Além de fazer o ponto dos 24 Encontros da MÍSTICA FEMININA, ao longo dos últimos 24 anos, começou-se em Bagé a refletir, apontando já para o Encontro Jubilar de Prata do Movimento, a celebrar em 2012, sobre o MACHISMO NA CULTURA GAUCHESCA.

            Além de provas desse machismo cultural local – destruição a ferro e fogo do Paraíso Terrestre Missioneiro, degola dos Lanceiros Negros em Porongos pelos Farroupilhas, Ditadura Militar com comandantes gaúchos à frente, etc. – temos a inconcussa prova do que aconteceu ultimamente com a Lei do Desarmamento propugnada pelo presidente Lula. Passamos uma vergonha infinita perante o Brasil inteiro.

         Vieram a público os protagonistas do gauchismo que anda por aí, os tais “tradicionalistas de araque” dizendo que “é da nossa cultura, bem gaúcha, andar de faca na bota e com um revólver 38 preso na guaiaca”. Não deu outra. Os necrófilos ou amantes da morte venceram na base de 80 % dos votantes do plebiscito.

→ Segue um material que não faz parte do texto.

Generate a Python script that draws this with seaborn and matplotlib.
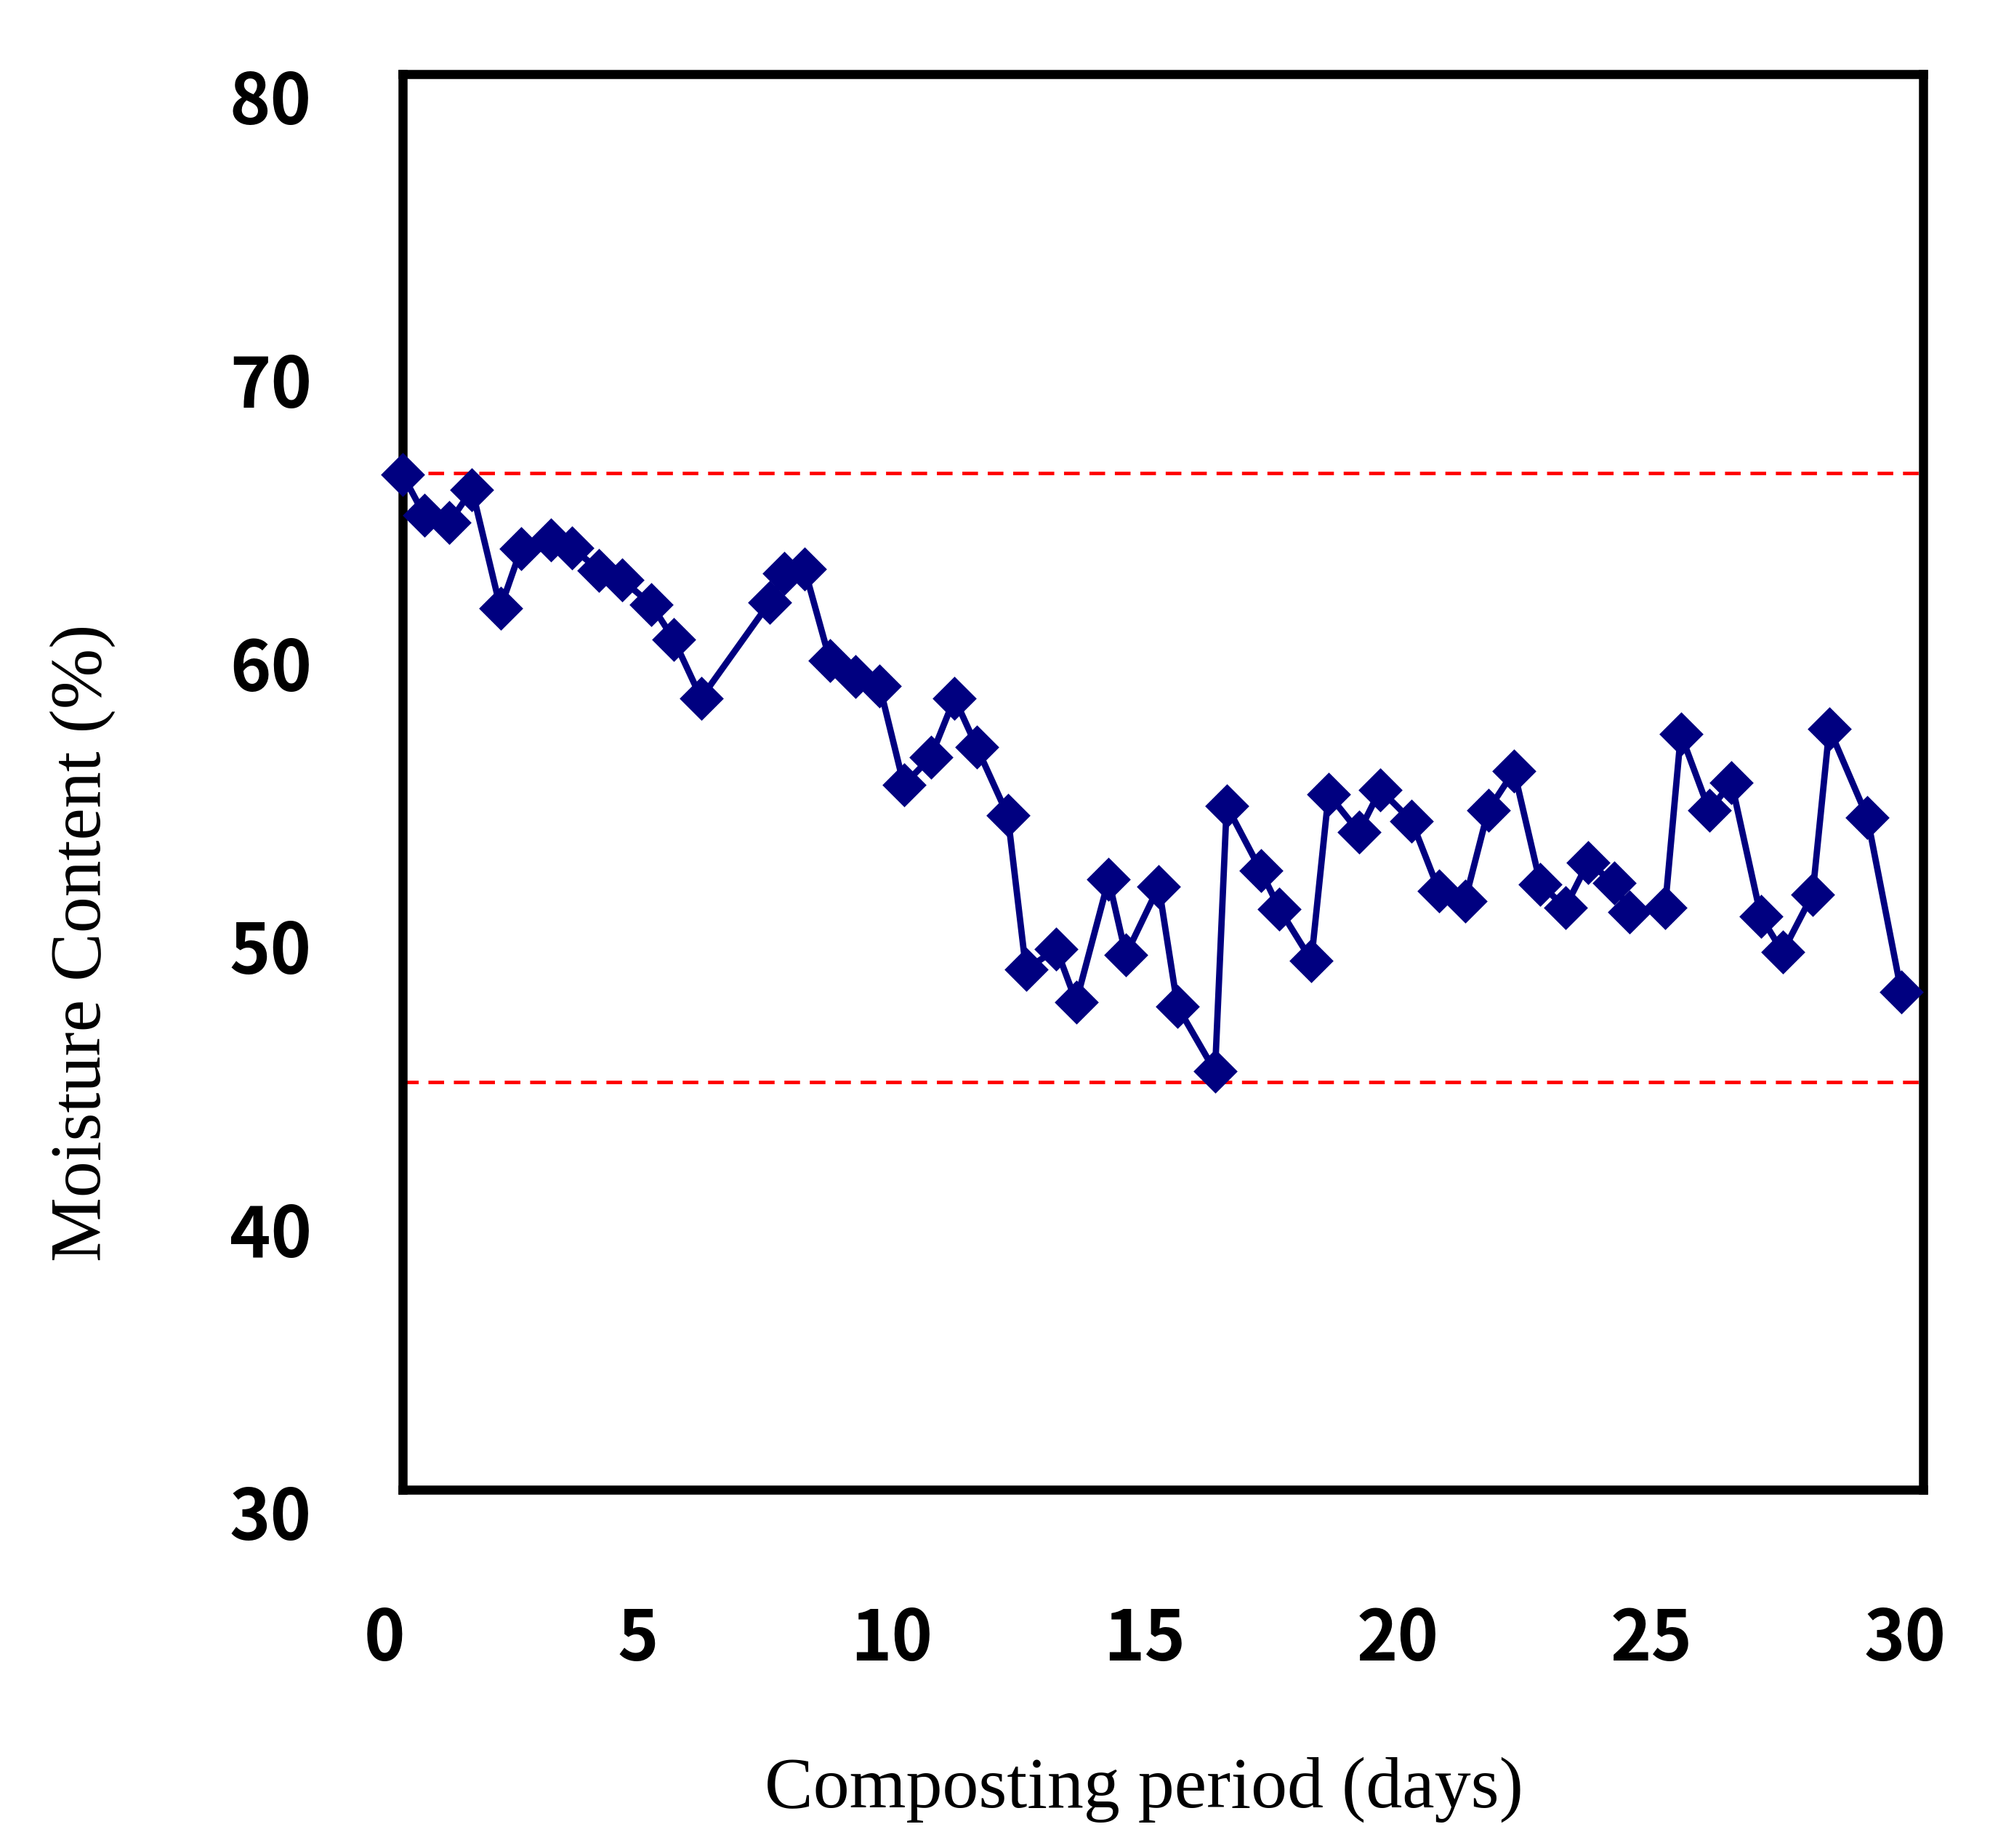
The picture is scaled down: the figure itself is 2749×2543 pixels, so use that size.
import matplotlib
matplotlib.use("Agg")
import matplotlib.pyplot as plt
import matplotlib.transforms as mtransforms
import seaborn as sns

# composting days and moisture content (%)
days = [0.00, 0.43, 0.92, 1.37, 1.93, 2.34, 2.93, 3.34, 3.88, 4.33,
        4.91, 5.35, 5.89, 7.24, 7.53, 7.93, 8.43, 8.94, 9.41, 9.89,
        10.42, 10.89, 11.33, 11.94, 12.30, 12.90, 13.29, 13.93, 14.27, 14.92,
        15.29, 16.03, 16.26, 16.93, 17.30, 17.93, 18.27, 18.87, 19.29, 19.91,
        20.45, 20.96, 21.42, 21.93, 22.45, 22.94, 23.39, 23.90, 24.21, 24.91,
        25.22, 25.78, 26.22, 26.80, 27.23, 27.82, 28.15, 28.90, 29.57]
moisture = [65.85, 64.41, 64.15, 65.32, 61.13, 63.24, 63.53, 63.27, 62.47, 62.14,
            61.25, 60.03, 57.95, 61.33, 62.36, 62.52, 59.29, 58.72, 58.39, 54.89,
            55.86, 57.95, 56.22, 53.81, 48.36, 49.10, 47.22, 51.54, 48.88, 51.30,
            47.06, 44.77, 54.15, 51.87, 50.51, 48.69, 54.56, 53.22, 54.72, 53.61,
            51.14, 50.78, 53.99, 55.38, 51.38, 50.56, 52.15, 51.43, 50.40, 50.56,
            56.68, 53.99, 54.97, 50.24, 48.98, 51.02, 56.87, 53.74, 47.58]
limit_lines = [65.9, 44.4]

x_ticks = [0, 5, 10, 15, 20, 25, 30]
y_ticks = [30, 40, 50, 60, 70, 80]

sns.set_style("white")
plt.rcParams['font.family'] = ['Noto Sans CJK KR', 'DejaVu Sans']
plt.rcParams['text.color'] = 'black'

fig = plt.figure(figsize=(2749 / 300, 2543 / 300), dpi=300)
ax = fig.add_axes([0.2015, 0.194, 0.761, 0.766])

for v in limit_lines:
    ax.axhline(v, color='#ff0000', lw=1.15, ls=(0, (4.5, 2.8)), zorder=1)

sns.lineplot(x=days, y=moisture, ax=ax, color='#000080', lw=2.1,
             marker='D', markersize=9.5, markeredgecolor='#000080',
             markeredgewidth=0.8, clip_on=False, zorder=3)

ax.set_xlim(0, 30)
ax.set_ylim(30, 80)
ax.set_xticks(x_ticks)
ax.set_yticks(y_ticks)

for s in ax.spines.values():
    s.set_visible(True)
    s.set_color('black')
    s.set_linewidth(3.0)

ax.tick_params(axis='both', direction='in', length=6.5, width=0.4,
               colors='black', labelsize=23)
ax.tick_params(axis='x', pad=38)
ax.tick_params(axis='y', pad=30)
for lab in ax.get_xticklabels() + ax.get_yticklabels():
    lab.set_fontweight('bold')

# excel-style label offsets
xoff = mtransforms.ScaledTranslation(-6 / 72, 0, fig.dpi_scale_trans)
yoff = mtransforms.ScaledTranslation(0, -7.5 / 72, fig.dpi_scale_trans)
for lab in ax.get_xticklabels():
    lab.set_transform(lab.get_transform() + xoff)
for lab in ax.get_yticklabels():
    lab.set_transform(lab.get_transform() + yoff)

ax.set_xlabel('')
ax.set_ylabel('')
fig.text(0.5726, 0.0315, 'Composting period (days)', ha='center', va='center',
         family='Liberation Serif', fontsize=24, color='black')
fig.text(0.0415, 0.49, 'Moisture Content (%)', ha='center', va='center',
         rotation=90, family='Liberation Serif', fontsize=24, color='black')

fig.savefig('out.png', dpi=300, facecolor='white')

              Oxalá o 25° Encontro, o das Bodas de Prata da Mística Feminina, por todo o ano de 2012, seja de  guerra total contra o machismo cultural e se transforme em verdadeiro tufão a varrer de vez e para todo o sempre, de norte a sul  e de leste a oeste deste nosso “garrão do Brasil” todo e qualquer vestígio de masculinismo excessivo, apelidado simplesmente de machismo.